Union Pacific, owner of the largely unused 240-acre railyard near Old Sacramento, in recent weeks had balked behind the scenes at city plans for a major intermodal transportation complex on the lower portion of that site.
They agreed to move forward again, after an hourlong meeting at UP’s real estate division headquarters among Mayor Heather Fargo, City Manager Bob Thomas, UP Chief Financial Officer Jim Young and other railroad officials.
Fargo and Thomas requested the Nebraska meeting so that top officials could meet, get a sense of the people with whom they are dealing, and judge each other’s commitment to developing the lower railyards.
UP officials in Sacramento privately told the city several weeks ago that the company was considering backing away from efforts to build a modern complex for trains, buses and light rail.
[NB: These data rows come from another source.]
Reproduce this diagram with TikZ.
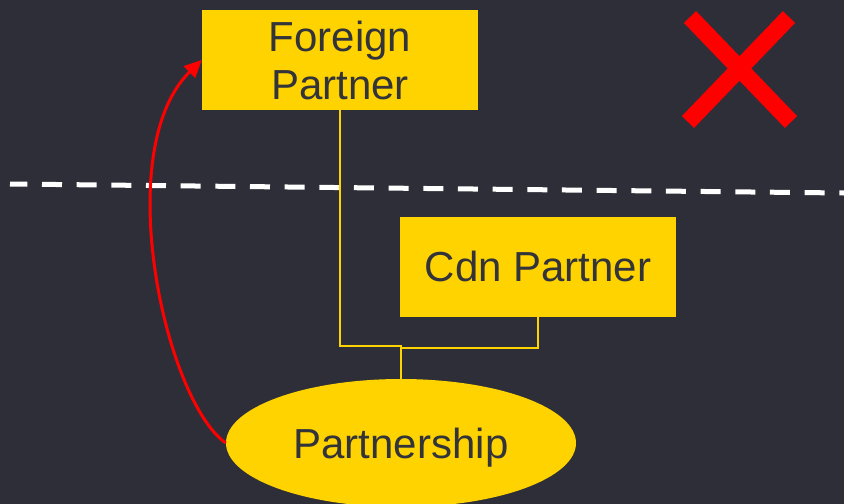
\documentclass[tikz,border=0pt]{standalone}
\usepackage{fontspec}
\setmainfont{Liberation Sans}
\usetikzlibrary{arrows.meta,shapes.geometric,positioning}
\definecolor{slate}{RGB}{46,46,56}
\definecolor{gold}{RGB}{255,211,0}
\definecolor{ink}{RGB}{51,51,58}
\tikzset{
    party/.style={fill=gold, text=ink, minimum width=207pt, minimum height=75pt, align=center,
        inner sep=0pt, font=\fontsize{31.5pt}{36pt}\selectfont},
    link/.style={draw=gold, line width=1.5pt},
}

\begin{document}
\begin{tikzpicture}[x=0.75pt, y=-0.75pt]
    \fill[slate] (0,0) rectangle (844,504);
    \useasboundingbox (0,0) rectangle (844,504);
    \draw[white, line width=3.75pt, dash pattern=on 15pt off 11pt, dash phase=2pt] (10,184)--(844,193);
    \node[party] (foreign) at (340,60) {Foreign\\Partner};
    \node[party] (cdn) at (538,266.5) {Cdn Partner};
    \node[party, ellipse, minimum width=262.5pt, minimum height=96pt, text depth=0pt] (partnership) at (401,443) {Partnership};
    \coordinate (joinA) at (401,346);
    \coordinate (joinB) at (401,348);
    \draw[link] (foreign.south) |- (joinA) -- (partnership.north);
    \draw[link] (cdn.south) |- (joinB);
    \draw[red, line width=2.25pt, -{Triangle[length=13pt,width=12pt]}] (partnership.west) .. controls (165,400) and (110,150) .. (foreign.west);
    \draw[red, line width=12.75pt] (690,17)--(791,122);
    \draw[red, line width=12.75pt] (789,17)--(688,122);
\end{tikzpicture}
\end{document}
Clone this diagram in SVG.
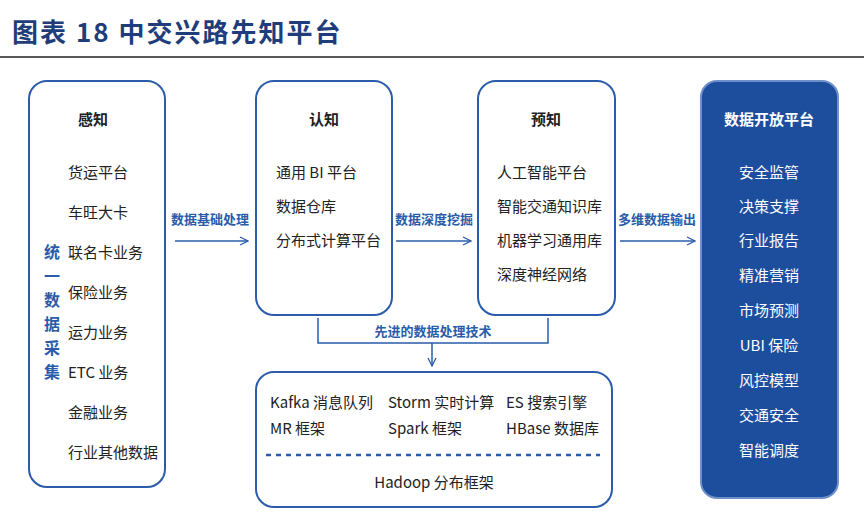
<svg xmlns="http://www.w3.org/2000/svg" width="864" height="531" viewBox="0 0 864 531">
<style>
text{font-family:"Noto Sans CJK SC","Liberation Sans",sans-serif;}
.t{font-size:15px;fill:#222}
.h{font-size:15px;font-weight:bold;fill:#222}
.b{fill:#fff;stroke:#2a5caa;stroke-width:2}
.lab{font-size:13px;font-weight:bold;fill:#2a5caa}
.w{font-size:15px;fill:#fff}
.ln{stroke:#2a5caa;stroke-width:1.5;fill:none}
</style>
<defs><marker id="a" markerWidth="10" markerHeight="10" refX="9" refY="5" orient="auto" markerUnits="userSpaceOnUse"><path d="M1,1 L9,5 L1,9" fill="none" stroke="#2a5caa" stroke-width="1.3"/></marker></defs>
<rect width="864" height="531" fill="#fff"/>
<text x="12" y="42" style="font-size:26px;font-weight:bold;fill:#1f3d7a;letter-spacing:2px">图表 18  中交兴路先知平台</text>
<line x1="0" y1="57" x2="864" y2="57" stroke="#222" stroke-width="1.5"/>
<g id="ganzhi">
<rect class="b" x="29" y="81" width="136" height="406" rx="18"/>
<text class="h" x="93" y="125" text-anchor="middle">感知</text>
<g class="t"><text x="68" y="178">货运平台</text><text x="68" y="218">车旺大卡</text><text x="68" y="258">联名卡业务</text><text x="68" y="298">保险业务</text><text x="68" y="338">运力业务</text><text x="68" y="378">ETC 业务</text><text x="68" y="418">金融业务</text><text x="68" y="458">行业其他数据</text></g>
<g class="lab" style="font-size:16px"><text x="52" y="258" text-anchor="middle">统</text><text x="52" y="282" text-anchor="middle">一</text><text x="52" y="306" text-anchor="middle">数</text><text x="52" y="330" text-anchor="middle">据</text><text x="52" y="354" text-anchor="middle">采</text><text x="52" y="378" text-anchor="middle">集</text></g>
</g>
<g id="renzhi">
<rect class="b" x="256" y="81" width="136" height="234" rx="18"/>
<text class="h" x="324" y="125" text-anchor="middle">认知</text>
<g class="t"><text x="276" y="178">通用 BI 平台</text><text x="276" y="212">数据仓库</text><text x="276" y="246">分布式计算平台</text></g>
</g>
<g id="yuzhi">
<rect class="b" x="478" y="81" width="137" height="234" rx="18"/>
<text class="h" x="546" y="125" text-anchor="middle">预知</text>
<g class="t"><text x="497" y="178">人工智能平台</text><text x="497" y="212">智能交通知识库</text><text x="497" y="246">机器学习通用库</text><text x="497" y="280">深度神经网络</text></g>
</g>
<g id="open">
<rect x="701" y="81" width="137" height="417" rx="16" fill="#1d4e9e" stroke="#6f90c8" stroke-width="2"/>
<text x="769" y="125" text-anchor="middle" style="font-size:15px;font-weight:bold;fill:#fff">数据开放平台</text>
<g class="w" text-anchor="middle"><text x="769" y="178">安全监管</text><text x="769" y="212">决策支撑</text><text x="769" y="246">行业报告</text><text x="769" y="281">精准营销</text><text x="769" y="316">市场预测</text><text x="769" y="351">UBI 保险</text><text x="769" y="386">风控模型</text><text x="769" y="421">交通安全</text><text x="769" y="456">智能调度</text></g>
</g>
<g id="tech">
<rect class="b" x="256" y="372" width="356" height="135" rx="18"/>
<g class="t"><text x="270" y="408">Kafka 消息队列</text><text x="270" y="434">MR 框架</text><text x="388" y="408">Storm 实时计算</text><text x="388" y="434">Spark 框架</text><text x="506" y="408">ES 搜索引擎</text><text x="506" y="434">HBase 数据库</text></g>
<line x1="266" y1="455" x2="600" y2="455" stroke="#2a5caa" stroke-width="2.5" stroke-dasharray="5,5"/>
<text class="t" x="434" y="488" text-anchor="middle">Hadoop 分布框架</text>
</g>
<g id="connectors">
<text class="lab" x="210" y="224" text-anchor="middle">数据基础处理</text>
<line class="ln" x1="175" y1="241" x2="248" y2="241" marker-end="url(#a)"/>
<text class="lab" x="434" y="224" text-anchor="middle">数据深度挖掘</text>
<line class="ln" x1="396" y1="241" x2="471" y2="241" marker-end="url(#a)"/>
<text class="lab" x="657" y="224" text-anchor="middle">多维数据输出</text>
<line class="ln" x1="620" y1="241" x2="695" y2="241" marker-end="url(#a)"/>
<path class="ln" d="M318,318 V343 H548 V318"/>
<text class="lab" x="433" y="336" text-anchor="middle">先进的数据处理技术</text>
<line class="ln" x1="432" y1="343" x2="432" y2="366" marker-end="url(#a)"/>
</g>
</svg>
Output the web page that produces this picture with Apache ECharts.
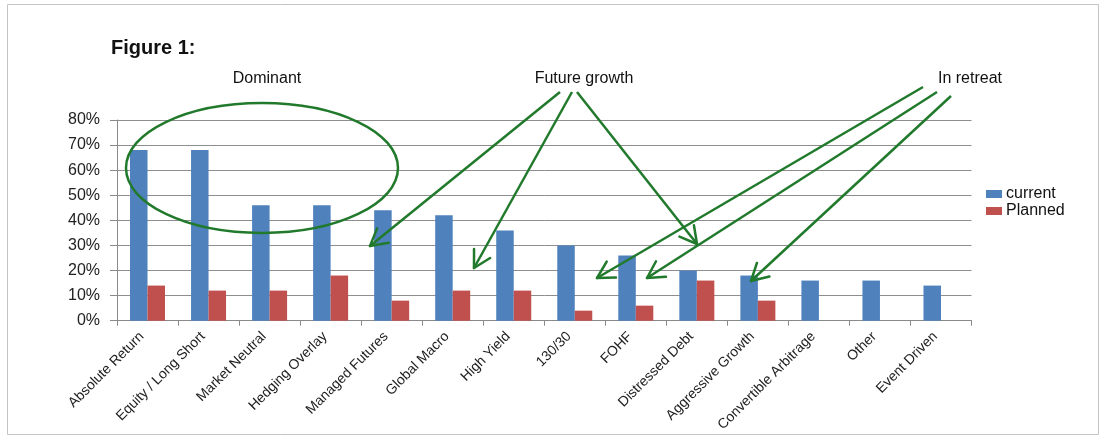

The railroad company had expressed frustration with what it felt was the slow and seemingly open-ended nature of the city’s development process.
“It appeared three weeks ago it was not going anywhere; it could be settled,” said UP spokesman in Omaha, John Bromley. “(UP financial executive Young) was going to end the project.”
However, after Friday’s meeting, Bromley said, UP is willing to “re-engage the project. The good news is everybody is talking again. We are back to the table.”
Sacramento UP official Mike Casey said Omaha officials had wanted to make a point to Fargo and Thomas that the development process is expensive, so “we wanted to make sure we have the commitment and leadership from the city to move this thing forward.”
UP officials want to move the passenger and rail lines several hundred feet north of the existing depot at Fifth and I streets and create a concourse there to serve passengers. That would improve UP’s freight hauling business, give Amtrak modern passenger facilities and open the lower portion of the railyard closest to downtown for development.
In opposition, a vocal group of preservationists and depot advocates insist the rail lines remain next to the current depot, and that the depot remain as the central train station.
“There were no formal agreements” at the meeting, mayoral spokesman Chuck Dalldorf said.
Fargo said she told UP that the city is serious about making a transportation project work at the railyards, and doing it in a reasonable time frame, but pointed out that means continued public discussions and, ultimately, compromises from everyone.
“This (intermodal complex) is really a great opportunity for the city,” Fargo said after the meeting. “We want to come up with something both the community and UP are excited about going forward on.”
The questions of track alignments and the role of the old depot have been debated, often angrily, for more than a year.
Earlier this year, Fargo stepped in and negotiated an agreement on basic principles among UP and preservationists.
Those principles state that UP’s track alignment proposal would be considered the “preferred” alignment during environmental studies, but that those studies also would analyze other track alignments.
Fargo said she told UP she will reconvene a group of stakeholders on both sides of the issue to determine more precisely what potential track alignments will be studied in the expected upcoming environmental analysis.